[Start of Data]

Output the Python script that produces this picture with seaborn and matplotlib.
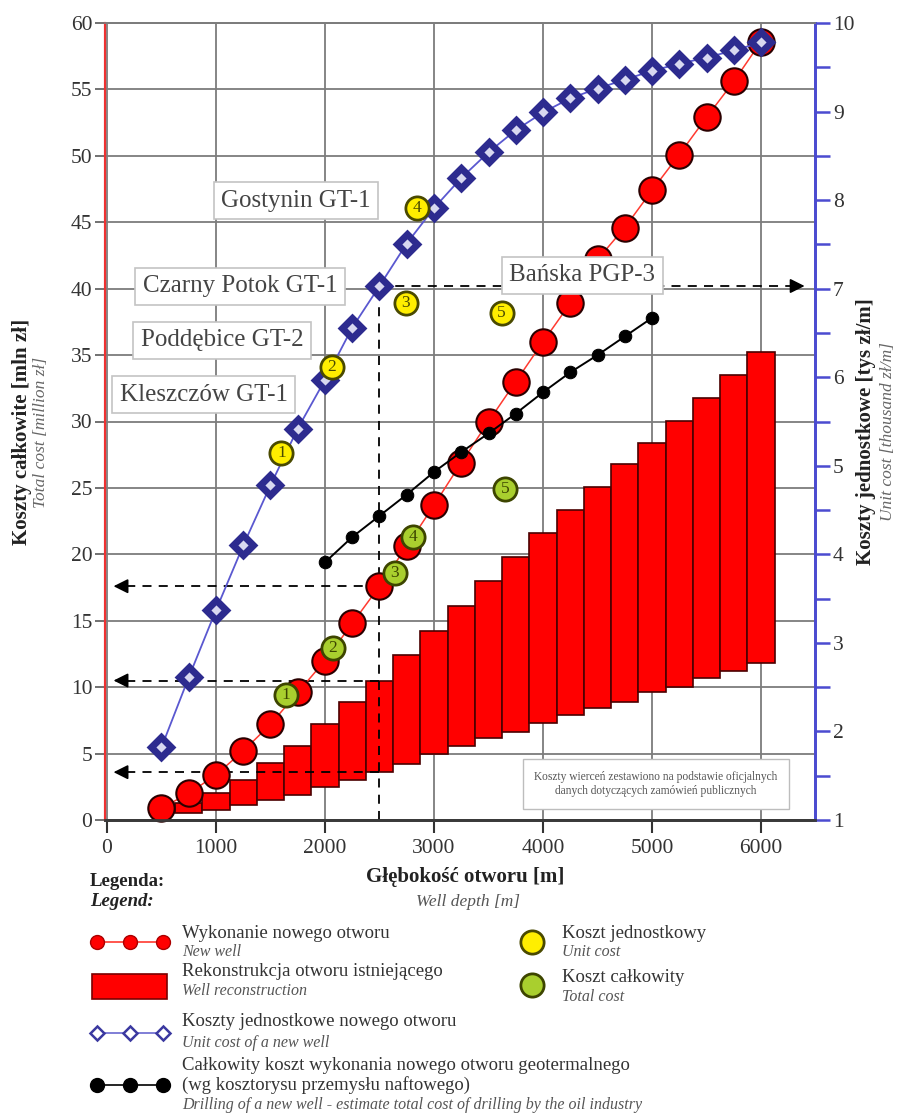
import numpy as np
import pandas as pd
import matplotlib
matplotlib.use("Agg")
import matplotlib.pyplot as plt
import seaborn as sns

# ---------------- data ----------------
depth_new = [500, 750, 1000, 1250, 1500, 1750, 2000, 2250, 2500, 2750, 3000, 3250,
             3500, 3750, 4000, 4250, 4500, 4750, 5000, 5250, 5500, 5750, 6000]
cost_new = [0.9, 2.0, 3.4, 5.2, 7.2, 9.6, 12.0, 14.8, 17.6, 20.6, 23.7, 26.9,
            30.0, 33.0, 36.0, 38.9, 42.2, 44.6, 47.4, 50.1, 52.9, 55.6, 58.6]
unit_new = [1.82, 2.61, 3.37, 4.10, 4.78, 5.42, 5.97, 6.56, 7.03, 7.51, 7.91, 8.25,
            8.54, 8.79, 8.99, 9.15, 9.26, 9.36, 9.46, 9.54, 9.61, 9.69, 9.78]

depth_oil = [2000, 2250, 2500, 2750, 3000, 3250, 3500, 3750, 4000, 4250, 4500, 4750, 5000]
cost_oil = [19.4, 21.3, 22.9, 24.5, 26.2, 27.7, 29.1, 30.6, 32.2, 33.7, 35.0, 36.4, 37.8]

depth_rec = [750, 1000, 1250, 1500, 1750, 2000, 2250, 2500, 2750, 3000, 3250,
             3500, 3750, 4000, 4250, 4500, 4750, 5000, 5250, 5500, 5750, 6000]
rec_top = [1.3, 2.0, 3.0, 4.3, 5.6, 7.2, 8.9, 10.5, 12.4, 14.2, 16.1,
           18.0, 19.8, 21.6, 23.3, 25.1, 26.8, 28.4, 30.0, 31.8, 33.5, 35.2]
rec_bottom = [0.5, 0.75, 1.1, 1.5, 1.9, 2.5, 3.0, 3.6, 4.2, 5.0, 5.6,
              6.2, 6.6, 7.3, 7.9, 8.4, 8.9, 9.6, 10.0, 10.7, 11.2, 11.8]

well_ids = ["1", "2", "3", "4", "5"]
well_unit_depth = [1600, 2060, 2740, 2840, 3620]
well_unit_cost = [5.14, 6.11, 6.84, 7.91, 6.73]
well_total_depth = [1640, 2070, 2640, 2810, 3650]
well_total_cost = [9.4, 12.95, 18.6, 21.3, 24.9]

well_names = ["Gostynin GT-1", "Czarny Potok GT-1", "Poddębice GT-2",
              "Kleszczów GT-1", "Bańska PGP-3"]
ref_depth = 2500

# ---------------- style ----------------
sns.set_style("white")
plt.rcParams["font.family"] = ["Liberation Serif", "DejaVu Serif"]

W, H = 900, 1117
fig = plt.figure(figsize=(W / 100, H / 100), dpi=100)
ax = fig.add_axes([105 / W, 1 - 820 / H, 710 / W, 797 / H])
ax2 = ax.twinx()

RED = "#ff0000"
BLUE_EDGE = "#2d2b8f"
GRID = "#7c7c7c"

# floating bars – well reconstruction
heights = np.subtract(rec_top, rec_bottom)
ax.bar(depth_rec, heights, bottom=rec_bottom, width=250, color=RED,
       edgecolor="#4a0000", linewidth=1.2, zorder=2)

# new well total cost (red circles)
sns.lineplot(x=depth_new, y=cost_new, ax=ax, color="#ff3a30", linewidth=1.1,
             marker="o", markersize=19, markerfacecolor=RED,
             markeredgecolor="#2a0000", markeredgewidth=1.5, zorder=5, clip_on=False)

# oil industry estimate (black dots)
sns.lineplot(x=depth_oil, y=cost_oil, ax=ax, color="black", linewidth=1.4,
             marker="o", markersize=9, markeredgecolor="black", zorder=6)

# total cost of actual wells (green)
sns.scatterplot(x=well_total_depth, y=well_total_cost, ax=ax, s=280,
                color="#a9cf2e", edgecolor="#3d4500", linewidth=2, zorder=7)
for d, v, t in zip(well_total_depth, well_total_cost, well_ids):
    ax.text(d, v, t, ha="center", va="center", fontsize=12.5, color="#3d4500", zorder=8)

# unit cost of new well (blue diamonds) on right axis
sns.lineplot(x=depth_new, y=unit_new, ax=ax2, color="#5a58d0", linewidth=1.3,
             marker="D", markersize=10.5, markerfacecolor="#d8d8f0",
             markeredgecolor=BLUE_EDGE, markeredgewidth=5, zorder=5)

# unit cost of actual wells (yellow)
sns.scatterplot(x=well_unit_depth, y=well_unit_cost, ax=ax2, s=280,
                color="#ffee00", edgecolor="#4a4a00", linewidth=2, zorder=7)
for d, v, t in zip(well_unit_depth, well_unit_cost, well_ids):
    ax2.text(d, v, t, ha="center", va="center", fontsize=12.5, color="#4a4a00", zorder=8)

# limits
ax.set_xlim(-18, 6495)
ax.set_ylim(0, 60)
ax2.set_ylim(1, 10)

# reference dashed lines at 2500 m
i_new = depth_new.index(ref_depth)
i_rec = depth_rec.index(ref_depth)
u_ref = unit_new[i_new]
u_ref_left = (u_ref - 1) / 9 * 60
dash = dict(color="black", linewidth=1.3, linestyle=(0, (5, 4)), zorder=4)
ax.plot([ref_depth, ref_depth], [0, u_ref_left], **dash)
ax.plot([ref_depth, 6330], [u_ref_left, u_ref_left], **dash)
ax.annotate("", xy=(6425, u_ref_left), xytext=(6300, u_ref_left),
            arrowprops=dict(arrowstyle="-|>", color="black", lw=1.2, mutation_scale=22),
            zorder=4)
for yv in [cost_new[i_new], rec_top[i_rec], rec_bottom[i_rec]]:
    ax.plot([ref_depth, 150], [yv, yv], **dash)
    ax.annotate("", xy=(35, yv), xytext=(160, yv),
                arrowprops=dict(arrowstyle="-|>", color="black", lw=1.2, mutation_scale=22),
                zorder=4)

# well name labels
label_pos = [(1734, 46.6), (1220, 40.2), (1055, 36.1), (890, 32.0), (4358, 41.0)]
for name, (px, py) in zip(well_names, label_pos):
    ax2.text(px, py, name, transform=ax.transData, ha="center", va="center",
             fontsize=18, color="#444444", zorder=20,
             bbox=dict(boxstyle="square,pad=0.3", fc="white", ec="#c4c4c4", lw=1.2))

ax2.text(5037, 2.7, "Koszty wierceń zestawiono na podstawie oficjalnych\n"
         "danych dotyczących zamówień publicznych", transform=ax.transData,
         ha="center", va="center", fontsize=8.3, color="#555555", zorder=20,
         linespacing=1.3,
         bbox=dict(boxstyle="square,pad=1.0", fc="white", ec="#bdbdbd", lw=1))

# axes styling
ax.set_xticks(range(0, 7000, 1000))
ax.set_yticks(range(0, 65, 5))
ax.grid(True, color=GRID, linewidth=1.3)
ax.set_axisbelow(True)
ax.set_xlabel("")
ax.set_ylabel("")
ax2.set_xlabel("")
ax2.set_ylabel("")
ax2.set_yticks(range(1, 11))
ax2.set_yticks(np.arange(1.5, 10, 1), minor=True)

ax.tick_params(axis="x", direction="out", length=9, width=1.5, color="#333333",
               labelsize=15.5, labelcolor="#333333", pad=5, bottom=True)
ax.tick_params(axis="y", direction="out", length=7, width=1.3, color="#666666",
               labelsize=15.5, labelcolor="#333333", pad=2, left=True)
ax2.tick_params(axis="y", which="both", direction="out", length=11, width=1.8,
                color="#4b4bd0", labelsize=15.5, labelcolor="#333333", pad=2, right=True)

for a in (ax, ax2):
    a.spines["left"].set_color("#ee3030")
    a.spines["left"].set_linewidth(1.5)
    a.spines["right"].set_color("#4b4bd0")
    a.spines["right"].set_linewidth(2)
    a.spines["bottom"].set_color("#3a3a3a")
    a.spines["bottom"].set_linewidth(2)
    a.spines["top"].set_color(GRID)
    a.spines["top"].set_linewidth(1.3)
    for s in ("left", "right", "top", "bottom"):
        a.spines[s].set_visible(True)

# axis titles
def fx(px):
    return px / W

def fy(py):
    return 1 - py / H

fig.text(fx(465), fy(877), "Głębokość otworu [m]", ha="center", va="center",
         fontsize=15, fontweight="bold", color="#222222")
fig.text(fx(468), fy(902), "Well depth [m]", ha="center", va="center",
         fontsize=12.5, style="italic", color="#555555")
fig.text(fx(22), fy(432), "Koszty całkowite [mln zł]", ha="center", va="center",
         rotation=90, fontsize=15, fontweight="bold", color="#222222")
fig.text(fx(41), fy(432), "Total cost [million zł]", ha="center", va="center",
         rotation=90, fontsize=12.5, style="italic", color="#666666")
fig.text(fx(866), fy(432), "Koszty jednostkowe [tys zł/m]", ha="center", va="center",
         rotation=90, fontsize=15, fontweight="bold", color="#222222")
fig.text(fx(888), fy(432), "Unit cost [thousand zł/m]", ha="center", va="center",
         rotation=90, fontsize=12.5, style="italic", color="#666666")

# ---------------- legend ----------------
lax = fig.add_axes([0, 0, 1, 1])
lax.set_xlim(0, W)
lax.set_ylim(H, 0)
lax.axis("off")

lax.text(90, 881, "Legenda:", ha="left", va="center", fontsize=13.5,
         fontweight="bold", color="#222222")
lax.text(90, 902, "Legend:", ha="left", va="center", fontsize=13.5,
         fontweight="bold", style="italic", color="#222222")

hx = [97, 130, 163]
lax.plot(hx, [942] * 3, color="#ff3a30", lw=1.2, marker="o", ms=10,
         mfc=RED, mec="#aa0000", mew=1)
lax.add_patch(plt.Rectangle((92, 974), 75, 25, fc=RED, ec="#7a0000", lw=1.2))
lax.plot(hx, [1033] * 3, color="#6a68d0", lw=1.2, marker="D", ms=7,
         mfc="white", mec="#3b39a0", mew=1.8)
lax.plot(hx, [1085] * 3, color="black", lw=1.2, marker="o", ms=10, mfc="black", mec="black")
lax.scatter([532], [942], s=280, c="#ffee00", edgecolors="#4a4a00", linewidths=2, zorder=3)
lax.scatter([532], [985], s=280, c="#a9cf2e", edgecolors="#3d4500", linewidths=2, zorder=3)

main_kw = dict(ha="left", va="center", fontsize=13.5, color="#333333")
it_kw = dict(ha="left", va="center", fontsize=11.5, style="italic", color="#555555")
lax.text(182, 933, "Wykonanie nowego otworu", **main_kw)
lax.text(182, 952, "New well", **it_kw)
lax.text(182, 971, "Rekonstrukcja otworu istniejącego", **main_kw)
lax.text(182, 991, "Well reconstruction", **it_kw)
lax.text(182, 1022, "Koszty jednostkowe nowego otworu", **main_kw)
lax.text(182, 1043, "Unit cost of a new well", **it_kw)
lax.text(182, 1065, "Całkowity koszt wykonania nowego otworu geotermalnego", **main_kw)
lax.text(182, 1085, "(wg kosztorysu przemysłu naftowego)", **main_kw)
lax.text(182, 1105, "Drilling of a new well - estimate total cost of drilling by the oil industry", **it_kw)
lax.text(562, 933, "Koszt jednostkowy", **main_kw)
lax.text(562, 952, "Unit cost", **it_kw)
lax.text(562, 977, "Koszt całkowity", **main_kw)
lax.text(562, 997, "Total cost", **it_kw)

fig.savefig("out.png", dpi=100, facecolor="white")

[End of Data]

## Problem requirements
Pictures excluded, repeat exactly the lines from the top of the material through the line with "import seaborn as sns", including both of those lines.

## In response
Output the Python script that produces this picture with seaborn and matplotlib.
import numpy as np
import pandas as pd
import matplotlib
matplotlib.use("Agg")
import matplotlib.pyplot as plt
import seaborn as sns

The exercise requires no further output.